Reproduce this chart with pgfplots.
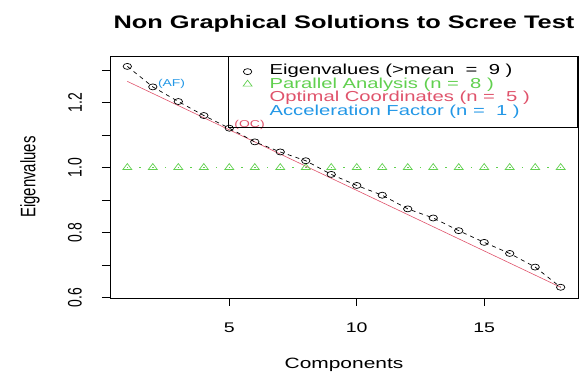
\documentclass[border=0pt]{standalone}
\usepackage{pgfplots}
\pgfplotsset{compat=1.18}
\usepackage{fontspec}
\setmainfont[FakeStretch=1.4]{Liberation Sans}
\newfontfamily\plainfont{Liberation Sans}
\definecolor{rgreen}{HTML}{61D04F}
\definecolor{rred}{HTML}{DF536B}
\definecolor{rblue}{HTML}{2297E6}
\newcommand{\ylab}[1]{\scalebox{1}[1.4]{\plainfont #1}}
\begin{document}
\begin{tikzpicture}
\path[use as bounding box] (0,0) rectangle (587bp,379bp);
\begin{axis}[
  at={(110bp,81bp)}, anchor=south west,
  scale only axis, width=468bp, height=242bp,
  xmin=0.32, xmax=18.68, ymin=0.599, ymax=1.343,
  axis line style={line width=0.8bp},
  xtick={5,10,15},
  ytick={0.6,0.7,0.8,0.9,1.0,1.1,1.2,1.3},
  yticklabels={{\ylab{0.6}},,{\ylab{0.8}},,{\ylab{1.0}},,{\ylab{1.2}},},
  xtick pos=bottom, ytick pos=left, tick align=outside,
  major tick length=8bp,
  tick style={black, line width=0.8bp},
  /pgf/number format/assume math mode=true,
  ticklabel style={font=\fontsize{14}{14}\selectfont},
  yticklabel style={xshift=-27bp, rotate=90, anchor=center, inner sep=0pt},
  xticklabel style={anchor=north, inner sep=0pt, yshift=-17bp},
  xlabel={Components},
  every axis x label/.style={at={(rel axis cs:0.5,0)}, anchor=center, yshift=-67bp, font=\fontsize{15}{15}\selectfont},
  ylabel={\scalebox{1}[1.4]{\plainfont Eigenvalues}},
  every axis y label/.style={at={(rel axis cs:0,0.5)}, xshift=-80bp, rotate=90, anchor=center, font=\fontsize{15}{15}\selectfont},
  title={Non Graphical Solutions to Scree Test},
  every axis title/.style={at={(rel axis cs:0.5,1)}, anchor=center, yshift=32bp, font=\bfseries\fontsize{18.2}{18.2}\selectfont},
  legend style={at={(rel axis cs:1,1)}, anchor=north east, draw=black, fill=none, line width=0.8bp,
    font=\fontsize{14.5}{14.5}\selectfont, row sep=0pt, column sep=10bp,
    inner xsep=7bp, inner ysep=8.5bp,
    nodes={inner sep=0pt, text height=10bp, text depth=3.5bp}},
  legend cell align=left,
]
\addlegendimage{legend image code/.code={\path[draw=none] (0bp,0bp) -- (24bp,0bp); \draw[black, line width=0.7bp] plot[only marks, mark=o, mark size=3bp, mark options={xscale=1.4}] coordinates {(12bp,0bp)};}}
\addlegendentry{\makebox[301bp][l]{Eigenvalues (>mean \ = \ 9 )}}
\addlegendimage{legend image code/.code={\path[draw=none] (0bp,0bp) -- (24bp,0bp); \draw[rgreen, line width=0.7bp] plot[only marks, mark=triangle, mark size=4bp, mark options={xscale=1.3}] coordinates {(12bp,1bp)};}}
\addlegendentry{\textcolor{rgreen}{Parallel Analysis (n = \ 8 )}}
\addlegendimage{legend image code/.code={\path[draw=none] (0bp,0bp) -- (24bp,0bp);}}
\addlegendentry{\textcolor{rred}{Optimal Coordinates (n = \ 5 )}}
\addlegendimage{legend image code/.code={\path[draw=none] (0bp,0bp) -- (24bp,0bp);}}
\addlegendentry{\textcolor{rblue}{Acceleration Factor (n = \ 1 )}}

\addplot[forget plot, rred, line width=0.6bp] coordinates {(1,1.265) (18,0.632)};
\addplot[forget plot, rgreen, line width=0.9bp, dash pattern=on 1.2bp off 11.545bp, dash phase=0.6bp, mark=triangle, mark size=4bp, mark options={solid, fill=white, xscale=1.3, line width=0.7bp}] coordinates {
(1,1.0) (2,1.0) (3,1.0) (4,1.0) (5,1.0) (6,1.0) (7,1.0) (8,1.0) (9,1.0)
(10,1.0) (11,1.0) (12,1.0) (13,1.0) (14,1.0) (15,1.0) (16,1.0) (17,1.0) (18,1.0)};
\addplot[forget plot, black, line width=0.7bp, dash pattern=on 4bp off 4bp, mark=o, mark size=3bp, mark options={solid, fill=white, xscale=1.4}] coordinates {
(1,1.311) (2,1.248) (3,1.203) (4,1.160) (5,1.121) (6,1.079) (7,1.048) (8,1.021) (9,0.979)
(10,0.945) (11,0.915) (12,0.873) (13,0.845) (14,0.806) (15,0.770) (16,0.736) (17,0.694) (18,0.632)};
\node[anchor=west, text=rblue, font=\fontsize{10}{10}\selectfont, inner sep=0pt] at (axis cs:2,1.248) [xshift=5bp, yshift=3bp] {(AF)};
\node[anchor=west, text=rred, font=\fontsize{10}{10}\selectfont, inner sep=0pt] at (axis cs:5,1.121) [xshift=5bp, yshift=3bp] {(OC)};
\end{axis}
\end{tikzpicture}
\end{document}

* * * * * * *

What to work on:
Set down all the data again exactly as above, pictures excluded.

Output below:
Reproduce this chart with pgfplots.
\documentclass[border=0pt]{standalone}
\usepackage{pgfplots}
\pgfplotsset{compat=1.18}
\usepackage{fontspec}
\setmainfont[FakeStretch=1.4]{Liberation Sans}
\newfontfamily\plainfont{Liberation Sans}
\definecolor{rgreen}{HTML}{61D04F}
\definecolor{rred}{HTML}{DF536B}
\definecolor{rblue}{HTML}{2297E6}
\newcommand{\ylab}[1]{\scalebox{1}[1.4]{\plainfont #1}}
\begin{document}
\begin{tikzpicture}
\path[use as bounding box] (0,0) rectangle (587bp,379bp);
\begin{axis}[
  at={(110bp,81bp)}, anchor=south west,
  scale only axis, width=468bp, height=242bp,
  xmin=0.32, xmax=18.68, ymin=0.599, ymax=1.343,
  axis line style={line width=0.8bp},
  xtick={5,10,15},
  ytick={0.6,0.7,0.8,0.9,1.0,1.1,1.2,1.3},
  yticklabels={{\ylab{0.6}},,{\ylab{0.8}},,{\ylab{1.0}},,{\ylab{1.2}},},
  xtick pos=bottom, ytick pos=left, tick align=outside,
  major tick length=8bp,
  tick style={black, line width=0.8bp},
  /pgf/number format/assume math mode=true,
  ticklabel style={font=\fontsize{14}{14}\selectfont},
  yticklabel style={xshift=-27bp, rotate=90, anchor=center, inner sep=0pt},
  xticklabel style={anchor=north, inner sep=0pt, yshift=-17bp},
  xlabel={Components},
  every axis x label/.style={at={(rel axis cs:0.5,0)}, anchor=center, yshift=-67bp, font=\fontsize{15}{15}\selectfont},
  ylabel={\scalebox{1}[1.4]{\plainfont Eigenvalues}},
  every axis y label/.style={at={(rel axis cs:0,0.5)}, xshift=-80bp, rotate=90, anchor=center, font=\fontsize{15}{15}\selectfont},
  title={Non Graphical Solutions to Scree Test},
  every axis title/.style={at={(rel axis cs:0.5,1)}, anchor=center, yshift=32bp, font=\bfseries\fontsize{18.2}{18.2}\selectfont},
  legend style={at={(rel axis cs:1,1)}, anchor=north east, draw=black, fill=none, line width=0.8bp,
    font=\fontsize{14.5}{14.5}\selectfont, row sep=0pt, column sep=10bp,
    inner xsep=7bp, inner ysep=8.5bp,
    nodes={inner sep=0pt, text height=10bp, text depth=3.5bp}},
  legend cell align=left,
]
\addlegendimage{legend image code/.code={\path[draw=none] (0bp,0bp) -- (24bp,0bp); \draw[black, line width=0.7bp] plot[only marks, mark=o, mark size=3bp, mark options={xscale=1.4}] coordinates {(12bp,0bp)};}}
\addlegendentry{\makebox[301bp][l]{Eigenvalues (>mean \ = \ 9 )}}
\addlegendimage{legend image code/.code={\path[draw=none] (0bp,0bp) -- (24bp,0bp); \draw[rgreen, line width=0.7bp] plot[only marks, mark=triangle, mark size=4bp, mark options={xscale=1.3}] coordinates {(12bp,1bp)};}}
\addlegendentry{\textcolor{rgreen}{Parallel Analysis (n = \ 8 )}}
\addlegendimage{legend image code/.code={\path[draw=none] (0bp,0bp) -- (24bp,0bp);}}
\addlegendentry{\textcolor{rred}{Optimal Coordinates (n = \ 5 )}}
\addlegendimage{legend image code/.code={\path[draw=none] (0bp,0bp) -- (24bp,0bp);}}
\addlegendentry{\textcolor{rblue}{Acceleration Factor (n = \ 1 )}}

\addplot[forget plot, rred, line width=0.6bp] coordinates {(1,1.265) (18,0.632)};
\addplot[forget plot, rgreen, line width=0.9bp, dash pattern=on 1.2bp off 11.545bp, dash phase=0.6bp, mark=triangle, mark size=4bp, mark options={solid, fill=white, xscale=1.3, line width=0.7bp}] coordinates {
(1,1.0) (2,1.0) (3,1.0) (4,1.0) (5,1.0) (6,1.0) (7,1.0) (8,1.0) (9,1.0)
(10,1.0) (11,1.0) (12,1.0) (13,1.0) (14,1.0) (15,1.0) (16,1.0) (17,1.0) (18,1.0)};
\addplot[forget plot, black, line width=0.7bp, dash pattern=on 4bp off 4bp, mark=o, mark size=3bp, mark options={solid, fill=white, xscale=1.4}] coordinates {
(1,1.311) (2,1.248) (3,1.203) (4,1.160) (5,1.121) (6,1.079) (7,1.048) (8,1.021) (9,0.979)
(10,0.945) (11,0.915) (12,0.873) (13,0.845) (14,0.806) (15,0.770) (16,0.736) (17,0.694) (18,0.632)};
\node[anchor=west, text=rblue, font=\fontsize{10}{10}\selectfont, inner sep=0pt] at (axis cs:2,1.248) [xshift=5bp, yshift=3bp] {(AF)};
\node[anchor=west, text=rred, font=\fontsize{10}{10}\selectfont, inner sep=0pt] at (axis cs:5,1.121) [xshift=5bp, yshift=3bp] {(OC)};
\end{axis}
\end{tikzpicture}
\end{document}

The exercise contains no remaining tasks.